# Newbie question about filesystems



## Dinchamion (Jul 1, 2009)

Hello guys,

I'm considering trying out FreeBSD on my computer, and I have a question. My private stuff (not that private though, my /home folder, basically) is on a seperate partition using ext4 filesystem. (Currently I'm running Gentoo) Will I be able to use that partition in FreeBSD, do I need anything special to do with it?

Thanks!


----------



## jb_fvwm2 (Jul 1, 2009)

To where will you install BSD?
What are the disk/partition  sizes?
What and where is your backup before install?
IF you dual boot what dual-boot manager or method?
One possibility is 
bsd || fat32 || gentoo  
and share between gentoo/bsd with the fat32 (dual boot).
(Others know about the gentoo FS specifically)
If you can search the freebsd-questions list that may save
time in getting a more comprehensive answer.


----------



## DutchDaemon (Jul 1, 2009)

I think the OP is only inquiring whether he can mount ext4 on FreeBSD. As far as I know, only ext2 can be used read-write, ext3 should be mounted read-only (writes are not journalled and may cause corruption). I don't know the status of ext4, but mounting and using it just like a regular partition appears to be outside the realm of possibilities.


----------



## Beastie (Jul 1, 2009)

If you want to keep FreeBSD, then it would be much better to store your files on a UFS2 partition.

Depending on its size, backup your /home directory to a (probably FAT32-preformatted) pendrive or external HDD and restore them to the newly created UFS2 home.


----------



## Dinchamion (Jul 1, 2009)

Yes, myquestion was that if I could use my existing ext4 partition as-is.  

Problem is, I really have no way to backup my data.  I have a swap partition, a 6GB root partition, 10G for /usr and the rest (cca. 140GB) is my /home directory with my stuff. Now 140GB is a lot to backup...  I could shape the other partitions to whatever size and filesystem, but I wanted to keep the last one untouched.

Well, I'll look for another way. I may just have to borrow my boss' usb hard drive _again_, and I just gave it back to him two days ago. (I actually only converted this partition to ext4 on the weekend -- I liked the speed increase over reiserfs)

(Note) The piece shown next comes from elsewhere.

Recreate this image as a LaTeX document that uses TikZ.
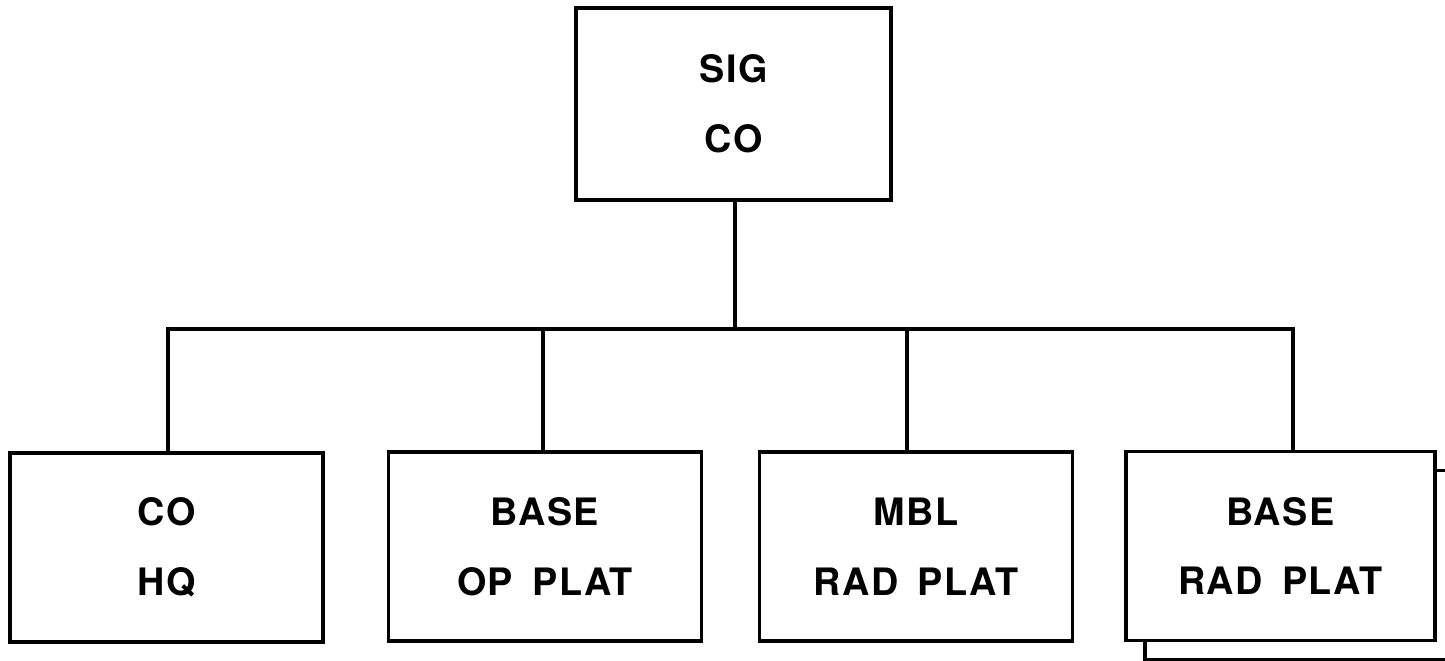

So, just for clarification, I can't use it? Meh.


----------



## Beastie (Jul 1, 2009)

According to my Google and Wikipedia searches, ext4 is only supported on Linux. So no, you can't use it.


----------



## Dinchamion (Jul 1, 2009)

Well, then backup it is. Thanks for the replies!

(How in the world do I edit the first post to show "solved"?)


----------